- **Dataset excerpt**
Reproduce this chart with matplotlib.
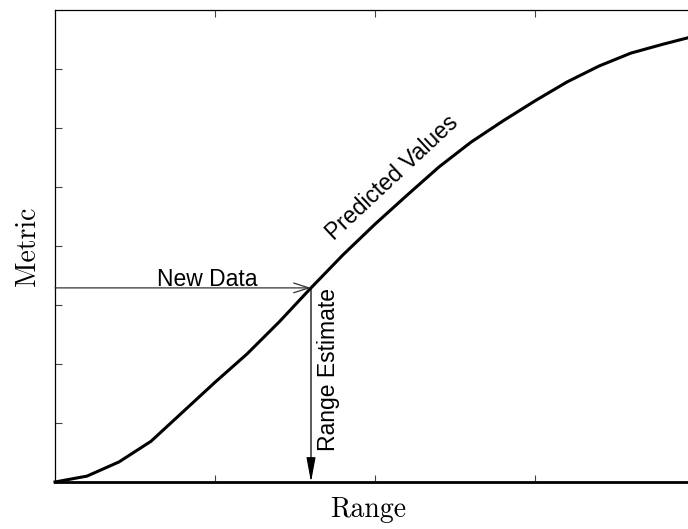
import matplotlib
matplotlib.use("Agg")
from matplotlib import pyplot as plt

# predicted curve
range_vals = [0.0, 0.2, 0.4, 0.6, 0.8, 1.0, 1.2, 1.4, 1.6, 1.8, 2.0,
              2.2, 2.4, 2.6, 2.8, 3.0, 3.2, 3.4, 3.6, 3.8, 4.0]
metric_vals = [0.0, 0.10, 0.34, 0.69, 1.19, 1.69, 2.17, 2.71, 3.29, 3.85, 4.37,
               4.86, 5.34, 5.76, 6.12, 6.46, 6.78, 7.05, 7.27, 7.42, 7.56]

new_data = 3.29
range_estimate = 1.6
x_ticks = [1, 2, 3]
y_ticks = [1, 2, 3, 4, 5, 6, 7]

fig = plt.figure(figsize=(6.88, 5.29), dpi=100)
ax = fig.add_axes([55 / 688, 47 / 529, 640 / 688, 472 / 529])

ax.plot(range_vals, metric_vals, color="black", lw=2.2, clip_on=False)

ax.annotate("", xy=(range_estimate, new_data), xytext=(0, new_data),
            arrowprops=dict(arrowstyle="->,head_length=1.1,head_width=0.35",
                            color="#333333", lw=0.9, shrinkA=0, shrinkB=0))
ax.annotate("", xy=(range_estimate, 0), xytext=(range_estimate, new_data),
            arrowprops=dict(arrowstyle="-|>,head_length=1.5,head_width=0.28",
                            color="black", lw=0.9, shrinkA=0, shrinkB=0))

ax.text(0.95, new_data + 0.04, "New Data", family="Liberation Sans", fontsize=16.5,
        ha="center", va="baseline")
ax.text(range_estimate + 0.04, 1.9, "Range Estimate", family="Liberation Sans",
        fontsize=16.5, rotation=90, ha="left", va="center")
ax.text(2.11, 5.15, "Predicted Values", family="Liberation Sans", fontsize=16.5,
        rotation=43, rotation_mode="anchor", ha="center", va="center")

ax.set_xlim(0, 4)
ax.set_ylim(0, 8)
ax.set_xticks(x_ticks)
ax.set_yticks(y_ticks)
ax.tick_params(direction="in", top=True, right=True, labelbottom=False,
               labelleft=False, length=5, width=0.8, color="#444444")
for s in ax.spines.values():
    s.set_linewidth(0.9)
ax.spines["bottom"].set_linewidth(2)

ax.set_xlabel("Range", family="cmr10", fontsize=20)
ax.set_ylabel("Metric", family="cmr10", fontsize=20, labelpad=10)
ax.xaxis.set_label_coords(0.489, -0.032, transform=ax.transAxes)
ax.xaxis.label.set_va("top")

fig.savefig("out.png", dpi=100)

- **Task statement**
Tell how many lines of the data above hold the string "matplotlib". Give only the number.

- **Solution to this exercise**
4